Há um argumento convincente de que o poder das nações é organizado em termos de quem conta com mais conexões. Mais do que isso, há ainda mais poder e responsabilidade em quem controla essas conexões. Governar tem a ver com as ferramentas de ligação, direcionamento e escoamento.
Em termos de alianças militares, sistema financeiro, multinacionais e tecnologias digitais de informação, os EUA detêm uma vantagem enorme. Especialmente quando esses quatro pilares se unem em torno de um objetivo, fica clara a assimetria de poder que existe no mundo.

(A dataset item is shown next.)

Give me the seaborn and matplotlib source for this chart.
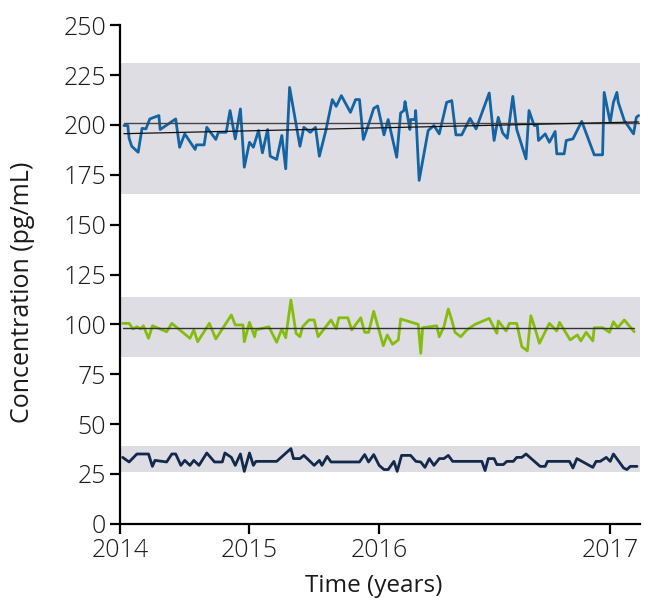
import numpy as np
import pandas as pd
import matplotlib
matplotlib.use("Agg")
import matplotlib.pyplot as plt
import seaborn as sns

# ------------------------------------------------------------------
# Data (time in decimal years)
# ------------------------------------------------------------------
blue_t = [2014.03, 2014.06, 2014.07, 2014.09, 2014.14, 2014.17, 2014.20, 2014.23, 2014.30, 2014.31,
          2014.43, 2014.46, 2014.50, 2014.58, 2014.59, 2014.65, 2014.67, 2014.74, 2014.76, 2014.82,
          2014.85, 2014.89, 2014.93, 2014.96, 2015.00, 2015.03, 2015.07, 2015.10, 2015.14, 2015.16,
          2015.21, 2015.25, 2015.28, 2015.31, 2015.39, 2015.42, 2015.47, 2015.51, 2015.54, 2015.59,
          2015.64, 2015.67, 2015.71, 2015.78, 2015.82, 2015.85, 2015.88, 2015.93, 2015.96, 2015.99,
          2016.022, 2016.040, 2016.077, 2016.094, 2016.108, 2016.113, 2016.134, 2016.137, 2016.156, 2016.159,
          2016.174, 2016.213, 2016.238, 2016.261, 2016.293, 2016.315, 2016.333, 2016.358, 2016.394, 2016.420,
          2016.477, 2016.498, 2016.516, 2016.535, 2016.555, 2016.579, 2016.596, 2016.636, 2016.649, 2016.671,
          2016.685, 2016.690, 2016.719, 2016.737, 2016.762, 2016.769, 2016.801, 2016.810, 2016.839, 2016.877,
          2016.931, 2016.967, 2016.974, 2017.000, 2017.014, 2017.029, 2017.035, 2017.061, 2017.101, 2017.113,
          2017.123]
blue_v = [199.7, 199.7, 193.3, 189.3, 186.3, 198.3, 198.0, 203.0, 204.7, 197.7,
          203.0, 188.8, 195.5, 187.7, 190.0, 190.0, 198.8, 192.7, 196.3, 196.3,
          207.2, 193.0, 208.0, 178.8, 191.3, 188.8, 197.2, 186.0, 197.7, 184.3,
          182.7, 194.7, 178.0, 218.8, 189.3, 198.8, 196.3, 198.8, 184.3, 197.2,
          212.7, 209.3, 214.7, 206.3, 212.7, 212.7, 192.7, 202.2, 208.3, 209.5,
          195.0, 202.7, 183.8, 206.0, 207.2, 211.7, 197.7, 202.7, 202.7, 207.2,
          172.2, 197.2, 199.7, 195.5, 211.3, 212.2, 195.0, 195.0, 203.3, 198.0,
          216.0, 192.2, 203.8, 196.0, 193.3, 214.3, 197.7, 183.0, 207.2, 199.7,
          199.7, 192.2, 195.5, 191.3, 196.7, 185.5, 185.5, 192.2, 193.0, 201.8,
          185.0, 185.0, 216.3, 201.3, 211.3, 216.3, 211.3, 202.2, 195.5, 203.8,
          204.7]

green_t = [2014.02, 2014.07, 2014.10, 2014.13, 2014.16, 2014.18, 2014.22, 2014.25, 2014.36, 2014.40,
           2014.54, 2014.57, 2014.60, 2014.69, 2014.74, 2014.86, 2014.89, 2014.95, 2014.96, 2015.00,
           2015.04, 2015.05, 2015.15, 2015.21, 2015.25, 2015.28, 2015.32, 2015.36, 2015.39, 2015.41,
           2015.46, 2015.50, 2015.53, 2015.63, 2015.67, 2015.69, 2015.76, 2015.79, 2015.86, 2015.89,
           2015.92, 2015.96, 2016.019, 2016.036, 2016.059, 2016.084, 2016.094, 2016.170, 2016.181, 2016.189,
           2016.250, 2016.261, 2016.281, 2016.300, 2016.315, 2016.329, 2016.354, 2016.380, 2016.416, 2016.477,
           2016.510, 2016.516, 2016.550, 2016.564, 2016.596, 2016.618, 2016.642, 2016.657, 2016.675, 2016.694,
           2016.737, 2016.769, 2016.781, 2016.827, 2016.858, 2016.873, 2016.896, 2016.925, 2016.931, 2016.968,
           2016.997, 2017.014, 2017.032, 2017.061, 2017.104]
green_v = [100.5, 100.5, 97.7, 98.8, 97.7, 99.3, 93.0, 99.3, 96.3, 100.5,
           93.0, 97.2, 91.3, 100.5, 92.7, 104.7, 99.7, 99.7, 91.3, 101.0,
           93.8, 97.2, 98.8, 91.0, 97.7, 93.3, 112.2, 95.5, 93.8, 98.8,
           102.2, 102.2, 93.8, 102.2, 97.7, 103.3, 103.3, 97.2, 103.3, 96.0,
           96.0, 106.5, 89.3, 94.7, 90.0, 92.2, 102.7, 100.0, 85.5, 98.3,
           99.3, 93.8, 98.8, 107.7, 102.2, 96.0, 93.8, 97.2, 100.0, 103.0,
           95.5, 101.7, 96.7, 100.5, 100.5, 88.8, 86.7, 104.3, 98.0, 90.5,
           100.5, 96.7, 101.0, 92.2, 94.7, 91.7, 96.0, 91.7, 98.3, 98.3,
           96.0, 101.3, 98.3, 102.2, 96.3]

navy_t = [2014.02, 2014.07, 2014.13, 2014.22, 2014.25, 2014.27, 2014.36, 2014.40, 2014.43, 2014.47,
          2014.50, 2014.54, 2014.57, 2014.61, 2014.67, 2014.73, 2014.79, 2014.81, 2014.86, 2014.89,
          2014.93, 2014.96, 2015.00, 2015.03, 2015.05, 2015.21, 2015.32, 2015.34, 2015.39, 2015.42,
          2015.50, 2015.54, 2015.56, 2015.60, 2015.63, 2015.85, 2015.89, 2015.92, 2015.96, 2016.001,
          2016.022, 2016.040, 2016.065, 2016.079, 2016.098, 2016.137, 2016.160, 2016.181, 2016.199, 2016.218,
          2016.238, 2016.261, 2016.281, 2016.300, 2016.319, 2016.445, 2016.459, 2016.473, 2016.498, 2016.510,
          2016.538, 2016.553, 2016.581, 2016.596, 2016.618, 2016.636, 2016.697, 2016.719, 2016.729, 2016.824,
          2016.839, 2016.856, 2016.925, 2016.939, 2016.957, 2016.983, 2017.000, 2017.014, 2017.058, 2017.072,
          2017.087, 2017.116]
navy_v = [33.3, 31.0, 35.0, 35.0, 28.8, 31.8, 31.0, 35.0, 35.0, 29.3,
          31.8, 29.3, 31.8, 29.3, 35.5, 31.0, 31.0, 35.5, 33.3, 29.3,
          35.0, 26.3, 35.5, 29.3, 31.3, 31.3, 37.7, 32.7, 32.7, 34.3,
          29.3, 31.8, 29.3, 33.8, 31.0, 31.0, 34.7, 31.0, 34.7, 29.3,
          27.2, 27.2, 31.3, 26.3, 34.3, 34.3, 31.3, 31.0, 28.3, 32.7,
          29.3, 32.7, 32.7, 34.3, 31.3, 31.3, 26.7, 32.7, 32.7, 29.7,
          29.7, 31.3, 31.3, 33.3, 33.3, 35.0, 28.8, 28.8, 31.3, 31.3,
          28.0, 32.7, 28.3, 31.3, 31.3, 33.3, 31.3, 35.0, 28.0, 27.2,
          28.8, 28.8]

# grey reference bands (low, high) for blue, green, navy
band_low = [165.5, 83.5, 26.0]
band_high = [231.0, 113.5, 39.0]

# reference lines: blue mean, blue trend (start, end), green mean
blue_mean = 201.0
blue_trend = [195.6, 201.5]
green_mean = 98.3

year_ticks = [2014, 2015, 2016, 2017]
y_ticks = [0, 25, 50, 75, 100, 125, 150, 175, 200, 225, 250]

colors = {"blue": "#1463a3", "green": "#86bc10", "navy": "#13294b"}
band_color = "#dedde3"


# the last year on the reference axis is stretched ~1.79x
def fwd(t):
    t = np.asarray(t, dtype=float)
    return np.where(t <= 2016, t - 2014, 2 + (t - 2016) * 1.787)


def inv(u):
    u = np.asarray(u, dtype=float)
    return np.where(u <= 2, u + 2014, 2016 + (u - 2) / 1.787)


sns.set_style("ticks")
plt.rcParams["font.family"] = ["Open Sans", "DejaVu Sans"]
plt.rcParams["font.weight"] = "light"

fig = plt.figure(figsize=(6.56, 6.0), dpi=100)
ax = fig.add_axes([0.183, 0.127, 0.793, 0.831])
ax.set_xscale("function", functions=(fwd, inv))

for lo, hi in zip(band_low, band_high):
    ax.axhspan(lo, hi, color=band_color, zorder=0, lw=0)

series = [("blue", blue_t, blue_v), ("green", green_t, green_v), ("navy", navy_t, navy_v)]
for name, t, v in series:
    df = pd.DataFrame({"t": t, "v": v})
    sns.lineplot(data=df, x="t", y="v", ax=ax, color=colors[name], lw=2.0,
                 estimator=None, sort=False, zorder=2)

t0, t1 = blue_t[0], blue_t[-1]
ax.plot([t0, t1], [blue_mean, blue_mean], color="#444444", lw=1.0, zorder=3)
ax.plot([t0, t1], blue_trend, color="#111111", lw=0.9, zorder=3)
ax.plot([green_t[0], green_t[-1]], [green_mean, green_mean], color="#333333", lw=1.0, zorder=3)

ax.set_xlim(2014, 2017.13)
ax.set_ylim(0, 250)
ax.set_xticks(year_ticks)
ax.set_xticklabels([str(y) for y in year_ticks])
ax.set_yticks(y_ticks)
ax.xaxis.set_minor_locator(matplotlib.ticker.NullLocator())

for side in ["top", "right"]:
    ax.spines[side].set_visible(False)
for side in ["left", "bottom"]:
    ax.spines[side].set_linewidth(1.6)
    ax.spines[side].set_color("black")
ax.tick_params(axis="both", length=7, width=1.6, color="black",
               labelsize=18, labelcolor="#1a1a1a", pad=3)

ax.set_xlabel("Time (years)", fontsize=17.5, color="#1a1a1a")
ax.set_ylabel("Concentration (pg/mL)", fontsize=18, color="#1a1a1a")
ax.xaxis.set_label_coords(0.488, -0.100)
ax.yaxis.set_label_coords(-0.163, 0.465)

fig.savefig("out.png", dpi=100)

Quando Putin decidiu usar mais uma vez a violência para afirmar a supremacia russa perto de sua fronteira, ficou exposta sua fragilidade como estado no mundo atual. Mostrou também a fragilidade de como um gigante de 45 milhões de habitantes como a Ucrânia está às expensas da agressão de um país maior e com superior poderio militar.
Mostrou, mais ainda, que estamos num mundo em que até um Estado poderoso, como a Rússia, pode ser neutralizado por quem controla mais conexões internacionais críticas. As quais são justamente alianças militares, sistema financeiro, multinacionais e tecnologias digitais de informação. Putin entrou em um beco com poucas saídas.
Afinal, a Rússia é gigante, mas, como tem muito poucas conexões e está relativamente exposta a conexões que não controla, vive a angústia de ser um gigante obsoleto. A Rússia pode sobreviver isolada, mas seria um experimento atroz para a população russa e os nervos de seus vizinhos.
Em última análise, a força é dos EUA, porque eles conseguem articular uma visão mais inclusiva, livre, respeitosa e cooperativa de ordem mundial. Agem a partir do seu sistema de alianças, mantendo melhores conexões, com clara preocupação democrática. Por isso mesmo, cuidado, não se combate autoritarismo com autoritarismo.
Nem é prudente se misturar um confronto de violência real — Rússia contra Ucrânia — com outros desconfortos, a fim de se resolver, de uma vez por todas, "tudo que está errado no mundo". A democracia pode mesmo sair mais forte desse imbróglio, desde que não passe da conta.
Na guerra atual, os EUA estão aprendendo o que querem sobre o funcionamento do mundo, enquanto os demais países aprendem o que podem.
O mundo hiperconectado padece da falta de convers, inundado de falatório demais em Twitter e afins e parco em diálogos, como se o mundo estivesse ficando mais burro.
Uma das mais alvissareiras notícias da semana é a de que altos encarregados de assuntos estratégicos da China e dos EUA se encontraram longamente em Roma. E dias depois, na sexta-feira, ocorreu uma conversa, à distância, entre Biden e Xi.
A conversa de Roma dá mais perspectiva nesse imbróglio. Conta a história que a partir de Roma, exércitos liderados por líderes de ímpeto expansionista formaram um império que se expandiu até a Grã-Bretanha. Eventualmente, foram empurrados de volta por vários povos "bárbaros" que estavam ou insatisfeitos com a invasão de suas terras ou com suas próprias índoles expansionistas afloradas. Roma viu também a fragilidade de ditadores e desavenças que resultam em cismas.
Enquanto a Rússia busca conseguir o que quer com violência, há um teste, por parte dos EUA, sobre o que é possível ser alcançado, em termos de mudança de regime e de comportamento, com sanções e punições "não-violentas". De toda forma há uma continuidade, gradações, em direção a ações mais violentas.
Apesar de a lógica ser antiga e se manifestar na estratégia dos EUA de manterem um balanço favorável de aliados militares, além da vasta superioridade militar que o país possui, é uma demonstração de como todas as conexões digitais e financeiras podem ser usadas como alavanca para parar um adversário.
A Ucrânia resiste, também, porque tem uma rede de apoio internacional que cresce, à medida que a opinião pública se inflama com notícias da desumanidade da guerra. Mas o conflito, desnecessário e destruidor, não precisa de mais envolvidos.
A China, apesar de extremamente conectada com o mundo em termos de negócios, não é um país que baseia suas relações em alianças militares. Especula-se sobre a extensão de seu acordo com Moscou, mas não parece razoável tentar "enquadrar" Pequim.
Afinal, no limite, a China também pode sobreviver isolada. Mas, por várias razões, não parece ser inteligente forçar tal situação. É, na verdade, uma oportunidade para EUA e China trabalharem juntos para resolver um problema. O problema são as barreiras à compreensão mútua.
Quando os países se entendem, ferramentas funcionam, a escassez diminui e o bem-estar aumenta. Quando a falta de entendimento impera, há um redirecionamento de recursos em direção a conflitos.